‘Stop Stupidity Act’ Is Dumb, Unconstitutional

This article is from the archive of The New York Sun before the launch of its new website in 2022. The Sun has neither altered nor updated such articles but will seek to correct any errors, mis-categorizations or other problems introduced during transfer.

The New York Sun

Was this the “shutdown to end all shutdowns”? That’s how the question is put in the New York Times dispatch on the idea of anti-shutdown legislation percolating in the Congress in the wake of the 35-day standoff between the Congress and the president that idled hundreds of thousands of government employees. The idea now seems to be legislation to prohibit such disruptions.

What a constitutional tautology. The Congress seems to be talking about making it illegal to do what it just did. This wouldn’t be so bizarre hadn’t the solons spent the past month blaming the shutdown on President Trump. Now they want not only to take the blame the president made clear he was happy to shoulder but to punish themselves in the process. How the Founders must be laughing.

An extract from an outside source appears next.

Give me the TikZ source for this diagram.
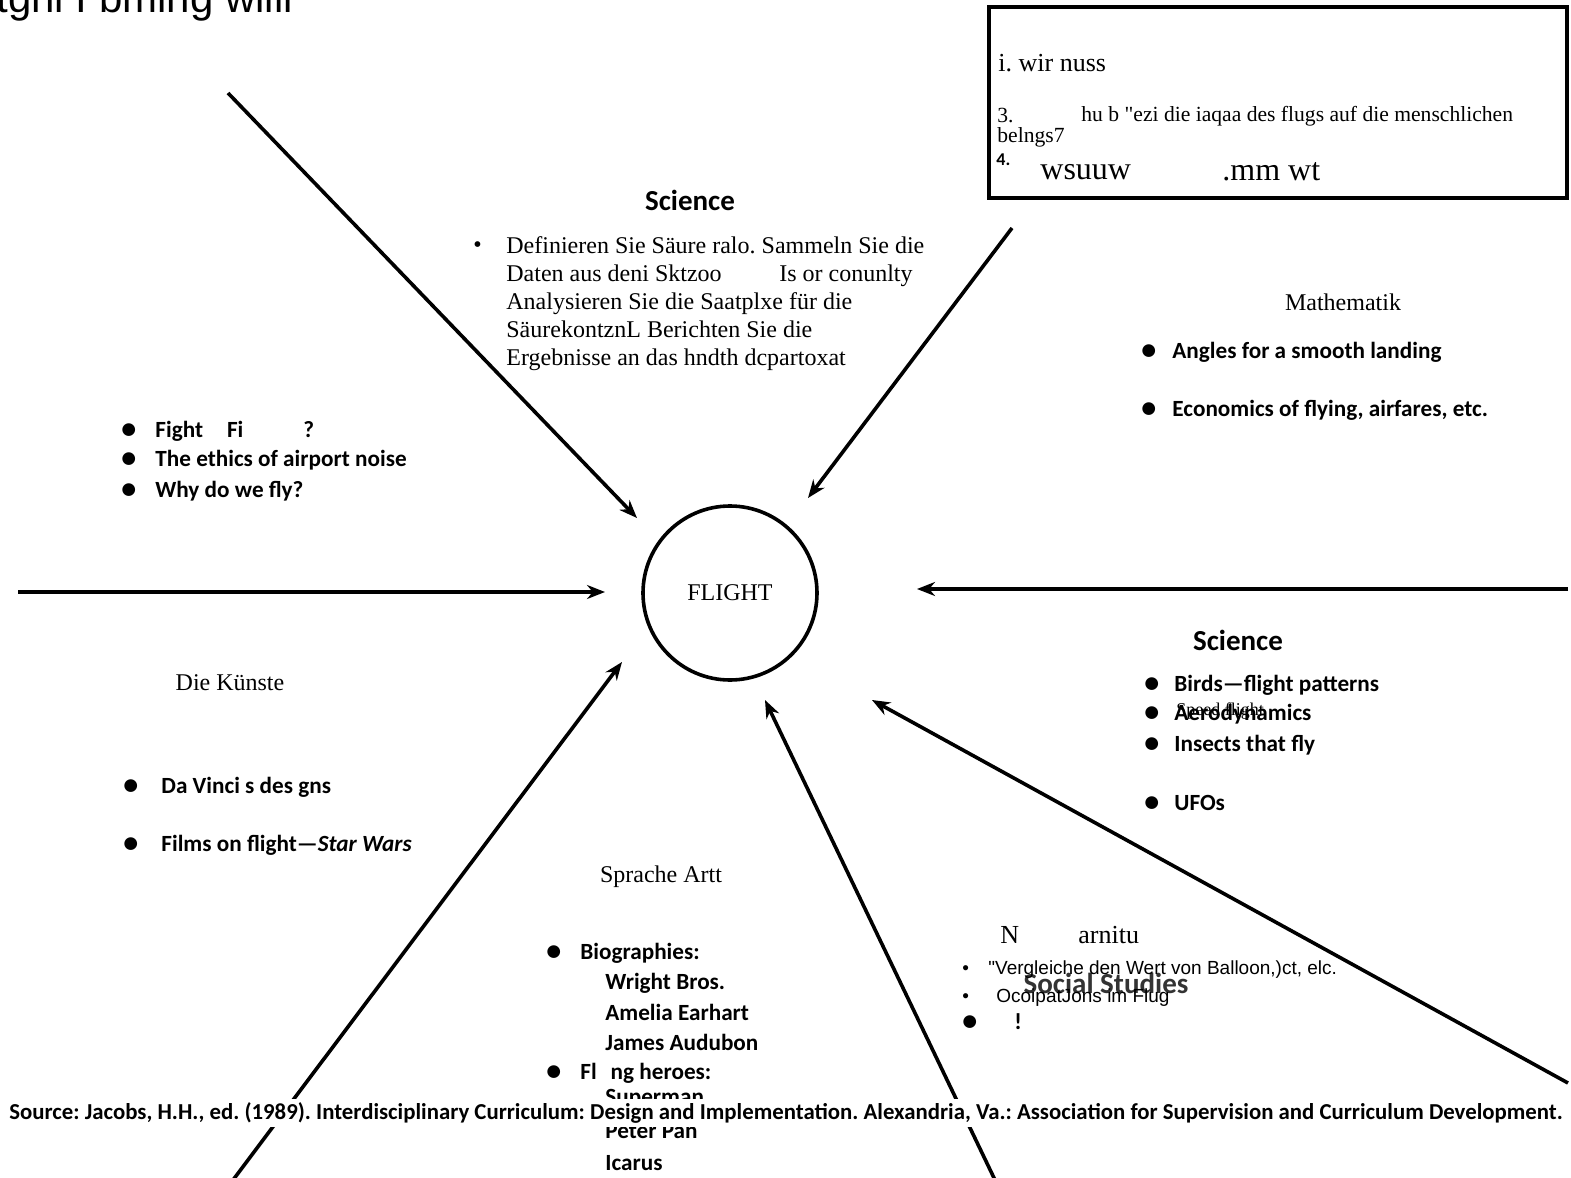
\documentclass[tikz,border=0pt]{standalone}
\usepackage{fontspec}
\setmainfont{Liberation Serif}[Ligatures=TeXOff]
\setsansfont{Liberation Sans}[Ligatures=TeXOff]
\newfontfamily\scanfont{Carlito}
\usetikzlibrary{arrows.meta,positioning}
\newcommand{\blt}[1][13pt]{\makebox[#1][l]{\raisebox{-0.6pt}{\fontsize{15}{15}\selectfont\textbullet}}}
\frenchspacing

\begin{document}
\begin{tikzpicture}[x=0.5pt, y=-0.5pt,
    spoke/.style={-{Stealth[length=9pt,width=7pt]}, line width=1.8pt},
    head/.style={font=\scanfont\bfseries\fontsize{14.5}{16}\selectfont, inner sep=0pt},
    topic/.style={font=\fontsize{12}{14}\selectfont, inner sep=0pt},
    item/.style={anchor=west, inner sep=0pt, font=\scanfont\bfseries\fontsize{11.6}{13}\selectfont},
    note/.style={anchor=west, inner sep=0pt, font=\sffamily\fontsize{9.5}{11}\selectfont},
]
\useasboundingbox (0,0) rectangle (1571,1178);

\node[anchor=base west, inner sep=0pt, font=\sffamily\fontsize{21}{23}\selectfont] (cut) at (-4,12) {tghi I bming wiiii};

% centre and question box
\node[circle, draw, line width=1.8pt, minimum size=87pt, font=\fontsize{12}{14}\selectfont] (hub) at (730,593) {FLIGHT};
\node[draw, line width=1.8pt, anchor=north west, inner sep=0pt, minimum width=289pt, minimum height=95.5pt] (qbox) at (987,5) {};
\node[topic, anchor=west, font=\fontsize{13}{15}\selectfont] (q1) at (998,63) {i. wir nuss};
\node[topic, anchor=west, font=\fontsize{10.8}{11}\selectfont] (q3) at (997,116) {3.};
\node[topic, anchor=west, font=\fontsize{10.8}{11}\selectfont] (q3a) at (1081,116) {hu b "ezi die iaqaa des flugs auf die menschlichen};
\node[topic, anchor=west, font=\fontsize{10.8}{11}\selectfont] (q3b) at (997,137) {belngs7};
\node[item, font=\scanfont\bfseries\fontsize{9}{9}\selectfont] (q4) at (996,160) {4.};
\node[topic, anchor=west, font=\fontsize{16}{18}\selectfont] (q4a) at (1040,172) {wsuuw};
\node[topic, anchor=west, font=\fontsize{16}{18}\selectfont] (q4b) at (1222,172) {.mm wt};

% spokes
\coordinate (nwout) at (228,93);   \coordinate (nwin) at (637,518);
\coordinate (neout) at (1012,228); \coordinate (nein) at (808,498);
\coordinate (wout) at (18,592);    \coordinate (win) at (605,592);
\coordinate (eout) at (1568,589);  \coordinate (ein) at (917,589);
\coordinate (seout) at (1568,1083);\coordinate (sein) at (872,700);
\coordinate (sout) at (995,1180);  \coordinate (sin) at (765,700);
\coordinate (swout) at (233,1180); \coordinate (swin) at (622,662);
\draw[spoke] (nwout) -- (nwin);
\draw[spoke] (neout) -- (nein);
\draw[spoke] (wout) -- (win);
\draw[spoke] (eout) -- (ein);
\draw[spoke] (seout) -- (sein);
\draw[spoke] (sout) -- (sin);
\draw[spoke] (swout) -- (swin);

% science (top)
\node[head] (sci1) at (690,200) {Science};
\node[topic, anchor=west] (sci1b) at (473,247) {\textbullet};
\node[topic, anchor=north west, align=left] (sci1t) at (506,236) {Definieren Sie Säure ralo. Sammeln Sie die\\Daten aus deni Sktzoo\hspace{2.4em}Is or conunlty\\Analysieren Sie die Saatplxe für die\\SäurekontznL Berichten Sie die\\Ergebnisse an das hndth dcpartoxat};

% mathematics
\node[topic] (math) at (1343,302) {Mathematik};
\node[item] (math1) at (1141,352) {\blt[15.5pt]Angles for a smooth landing};
\node[item] (math2) at (1141,410) {\blt[15.5pt]Economics of flying, airfares, etc.};

% ethics
\node[item] (eth1) at (121,431) {\blt[17pt]Fight\hspace{12pt}Fi\hspace{30pt}?};
\node[item] (eth2) at (121,460) {\blt[17pt]The ethics of airport noise};
\node[item] (eth3) at (121,491) {\blt[17pt]Why do we fly?};

% science (right)
\node[head] (sci2) at (1238,640) {Science};
\node[item] (sci2a) at (1144,685) {\blt[15pt]Birds—flight patterns};
\node[item] (sci2b) at (1144,714) {\blt[15pt]Aerodynamics};
\node[topic, anchor=west, font=\fontsize{9}{10}\selectfont] (sci2s) at (1176,711) {Speed flight};
\node[item] (sci2c) at (1144,745) {\blt[15pt]Insects that fly};
\node[item] (sci2d) at (1144,803) {\blt[15pt]UFOs};

% arts
\node[topic] (arts) at (230,683) {Die Künste};
\node[item] (arts1) at (123,787) {\blt[19pt]Da Vinci s des gns};
\node[item] (arts2) at (123,845) {\blt[19pt]Films on flight—\textit{Star Wars}};

% language arts
\node[topic] (lang) at (661,877) {Sprache Artt};
\node[item] (lang1) at (546,953) {\blt[17pt]Biographies:};
\node[item] (lang2) at (605,983) {Wright Bros.};
\node[item] (lang3) at (605,1012) {Amelia Earhart};
\node[item] (lang4) at (605,1042) {James Audubon};
\node[item] (lang5) at (546,1073) {\blt[17pt]Fl\hspace{7pt}ng heroes:};
\node[item] (lang6) at (605,1099) {Superman};
\node[item] (lang7) at (605,1131) {Peter Pan};
\node[item] (lang8) at (605,1163) {Icarus};

% social studies
\node[topic, anchor=west, font=\fontsize{13}{15}\selectfont] (soc0) at (1000,935) {N};
\node[topic, anchor=west, font=\fontsize{13}{15}\selectfont] (soc0b) at (1078,935) {arnitu};
\node[head, text=black!80] (soc) at (1106,983) {Social Studies};
\node[note] (soc1) at (962,970) {\makebox[13pt][l]{\textbullet}"Vergleiche den Wert von Balloon,)ct, elc.};
\node[note] (soc2) at (962,998) {\makebox[17pt][l]{\textbullet}OcoipatJons im Flug};
\node[item] (soc3) at (962,1022) {\blt[26pt]!};

% source strip
\node[fill=white, inner xsep=0pt, inner ysep=2pt, minimum height=13pt, font=\scanfont\bfseries\fontsize{11.4}{12}\selectfont] (src) at (786,1113) {Source: Jacobs, H.H., ed. (1989). Interdisciplinary Curriculum: Design and Implementation. Alexandria, Va.: Association for Supervision and Curriculum Development.};
\end{tikzpicture}
\end{document}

Or crying. That’s because of Article 1, Section 9, in which certain prohibitions are laid on the Congress and the rest of the government. It says that “no money shall be drawn from the Treasury, but in Consequence of Appropriations made by Law.” There’s no more basic slab of American bedrock. We think of it as part of what historian Myron Magnet calls the “lost Constitution.”

“Shutting down the government should be as off limits in budget negotiations as chemical warfare is in real warfare,” the Times quotes Senator Lamar Alexander as explaining. That has to be the first time the constitutional appropriation process has been likened to mustard gas. The Times reports that Mr. Alexander is not alone in expressing such sentiments.

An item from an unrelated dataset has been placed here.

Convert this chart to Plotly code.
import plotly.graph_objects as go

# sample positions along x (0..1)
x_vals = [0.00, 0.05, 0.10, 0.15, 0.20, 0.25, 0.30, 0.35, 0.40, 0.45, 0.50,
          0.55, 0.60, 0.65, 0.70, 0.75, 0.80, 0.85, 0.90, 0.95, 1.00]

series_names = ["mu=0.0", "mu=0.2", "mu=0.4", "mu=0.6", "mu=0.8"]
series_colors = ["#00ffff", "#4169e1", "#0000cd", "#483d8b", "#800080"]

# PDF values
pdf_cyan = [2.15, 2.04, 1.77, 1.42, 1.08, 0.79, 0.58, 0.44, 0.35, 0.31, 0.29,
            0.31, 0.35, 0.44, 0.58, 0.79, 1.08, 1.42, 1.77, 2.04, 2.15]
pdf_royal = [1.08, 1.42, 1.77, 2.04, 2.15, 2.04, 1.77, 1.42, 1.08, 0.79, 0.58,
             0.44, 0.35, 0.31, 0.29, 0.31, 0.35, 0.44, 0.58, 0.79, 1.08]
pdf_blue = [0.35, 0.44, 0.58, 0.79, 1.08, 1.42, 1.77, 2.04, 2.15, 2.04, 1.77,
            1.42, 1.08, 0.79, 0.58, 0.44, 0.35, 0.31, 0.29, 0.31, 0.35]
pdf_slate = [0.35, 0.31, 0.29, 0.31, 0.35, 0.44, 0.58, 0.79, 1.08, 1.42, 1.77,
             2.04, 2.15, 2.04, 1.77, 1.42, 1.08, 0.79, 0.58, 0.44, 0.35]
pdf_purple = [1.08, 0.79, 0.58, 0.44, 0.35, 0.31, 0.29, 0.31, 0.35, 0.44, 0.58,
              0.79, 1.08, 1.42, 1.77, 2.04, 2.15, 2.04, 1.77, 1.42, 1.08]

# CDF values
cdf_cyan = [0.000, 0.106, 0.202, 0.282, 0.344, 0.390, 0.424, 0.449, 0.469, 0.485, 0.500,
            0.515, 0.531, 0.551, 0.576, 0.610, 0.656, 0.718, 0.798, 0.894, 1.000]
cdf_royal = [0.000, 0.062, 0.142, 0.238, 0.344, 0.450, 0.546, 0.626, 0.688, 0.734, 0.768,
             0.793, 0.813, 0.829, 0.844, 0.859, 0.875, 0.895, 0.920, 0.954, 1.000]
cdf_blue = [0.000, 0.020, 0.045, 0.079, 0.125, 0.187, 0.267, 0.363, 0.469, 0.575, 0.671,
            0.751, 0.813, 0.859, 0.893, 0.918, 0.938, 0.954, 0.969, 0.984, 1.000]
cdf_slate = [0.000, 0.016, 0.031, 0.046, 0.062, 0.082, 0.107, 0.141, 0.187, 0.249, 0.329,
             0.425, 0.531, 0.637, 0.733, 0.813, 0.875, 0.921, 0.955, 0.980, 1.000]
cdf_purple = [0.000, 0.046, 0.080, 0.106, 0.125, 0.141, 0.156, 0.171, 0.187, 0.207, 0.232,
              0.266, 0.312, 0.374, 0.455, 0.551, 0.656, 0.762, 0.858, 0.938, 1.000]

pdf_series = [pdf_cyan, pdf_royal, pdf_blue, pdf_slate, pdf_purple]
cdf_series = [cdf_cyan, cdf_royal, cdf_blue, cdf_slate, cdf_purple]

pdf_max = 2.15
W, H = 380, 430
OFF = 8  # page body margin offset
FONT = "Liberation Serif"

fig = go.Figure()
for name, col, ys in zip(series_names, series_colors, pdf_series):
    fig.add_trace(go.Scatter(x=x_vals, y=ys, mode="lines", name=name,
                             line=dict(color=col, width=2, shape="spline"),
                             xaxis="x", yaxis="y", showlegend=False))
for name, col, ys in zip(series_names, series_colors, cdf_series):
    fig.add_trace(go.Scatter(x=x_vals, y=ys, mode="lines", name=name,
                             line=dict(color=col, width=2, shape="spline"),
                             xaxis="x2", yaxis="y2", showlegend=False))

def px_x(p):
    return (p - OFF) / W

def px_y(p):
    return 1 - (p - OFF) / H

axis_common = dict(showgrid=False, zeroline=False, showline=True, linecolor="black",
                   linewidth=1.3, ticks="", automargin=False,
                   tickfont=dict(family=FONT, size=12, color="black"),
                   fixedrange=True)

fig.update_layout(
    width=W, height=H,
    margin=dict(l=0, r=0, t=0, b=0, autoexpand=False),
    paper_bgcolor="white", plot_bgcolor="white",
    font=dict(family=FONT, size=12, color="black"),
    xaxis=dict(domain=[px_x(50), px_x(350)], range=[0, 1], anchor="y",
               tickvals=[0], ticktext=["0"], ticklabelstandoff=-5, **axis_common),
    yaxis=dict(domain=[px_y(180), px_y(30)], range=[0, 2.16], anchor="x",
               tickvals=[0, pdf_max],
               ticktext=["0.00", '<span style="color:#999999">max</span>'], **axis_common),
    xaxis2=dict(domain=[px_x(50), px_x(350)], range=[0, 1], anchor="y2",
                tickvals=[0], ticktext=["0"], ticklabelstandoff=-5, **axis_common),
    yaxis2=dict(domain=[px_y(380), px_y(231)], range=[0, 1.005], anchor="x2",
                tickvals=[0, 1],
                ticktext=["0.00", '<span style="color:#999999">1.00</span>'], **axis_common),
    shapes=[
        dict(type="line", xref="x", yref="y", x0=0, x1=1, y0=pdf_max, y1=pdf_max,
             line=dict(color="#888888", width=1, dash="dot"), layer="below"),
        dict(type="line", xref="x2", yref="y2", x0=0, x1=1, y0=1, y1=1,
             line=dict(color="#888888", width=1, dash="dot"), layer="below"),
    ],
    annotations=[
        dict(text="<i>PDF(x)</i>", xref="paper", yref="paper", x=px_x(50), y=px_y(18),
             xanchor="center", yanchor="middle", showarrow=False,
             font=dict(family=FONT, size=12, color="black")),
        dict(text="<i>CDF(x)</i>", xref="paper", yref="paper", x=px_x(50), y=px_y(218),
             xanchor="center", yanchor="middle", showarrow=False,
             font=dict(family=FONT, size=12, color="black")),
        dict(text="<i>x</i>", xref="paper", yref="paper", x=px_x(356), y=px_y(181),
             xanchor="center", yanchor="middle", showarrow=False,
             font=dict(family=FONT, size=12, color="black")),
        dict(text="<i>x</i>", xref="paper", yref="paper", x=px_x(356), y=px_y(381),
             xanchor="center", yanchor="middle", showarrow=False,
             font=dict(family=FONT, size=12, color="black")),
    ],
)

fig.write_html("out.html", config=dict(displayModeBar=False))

Members of both parties, the Times reports, reckon it’s “past time to enact legislation that would essentially mean the government would remain open at existing spending levels when an impasse such as the fight over the border wall was reached, rather than shuttering parts or all of the government.” That is something, the Times adds, “virtually everyone agrees is costly, unnecessary and even embarrassing.”

The Sun, for one, dissents. Senator Lisa Murkowski may insist, as the Times quotes her as saying, that the shutdown “never should have happened.” Then again also, too, the Congress seems to have disagreed, since it could have pre-empted the shutdown by funding the government and overriding any presidential veto to the contrary. Or just building the blasted wall for which the voters asked.

The Times is trying to palm off on its noble readers the notion that “veterans of past shutdowns have come to learn that there are few, if any, winners” and that “closing the government has not proved effective as a negotiating strategy.” The House’s decision to shut the government, though, has Mrs. Pelosi riding around like Julius Caesar for having stopped the Wall in Mr. Trump’s tracks.

A scheme to deny future Congresses their constitutional authority to use their power has been nursed for some years by Senator Portman, the Times reports. Senator Mark Warner, whose constituents in Virginia include so many living off the government, names his own bill the Stop Shutdowns Transferring Unnecessary Pain and Inflicting Damage in the Coming Years., or the Stop Stupidity Act.

What an odd name for a measure that would cut a blank check for government employees but exclude protection for those elected by actual voters. The Warner plan would cut off pay for legislative and White House officials. Yet the Constitution prohibits diminishing a president’s and a congress’s pay during their terms. Even President Obama’s Justice Department deemed the idea “blatantly unconstitutional.”

All this anti-shutdown legislation is part of what the Sun calls the constitutional mockery movement. Into its serried ranks are filing scores of officers and employees who have sworn to support a Constitution they haven’t thought about or secretly abhor. Rarely, though, have we seen such a mockery as a Congress denying itself the power to shut down, on occasion, a runaway government.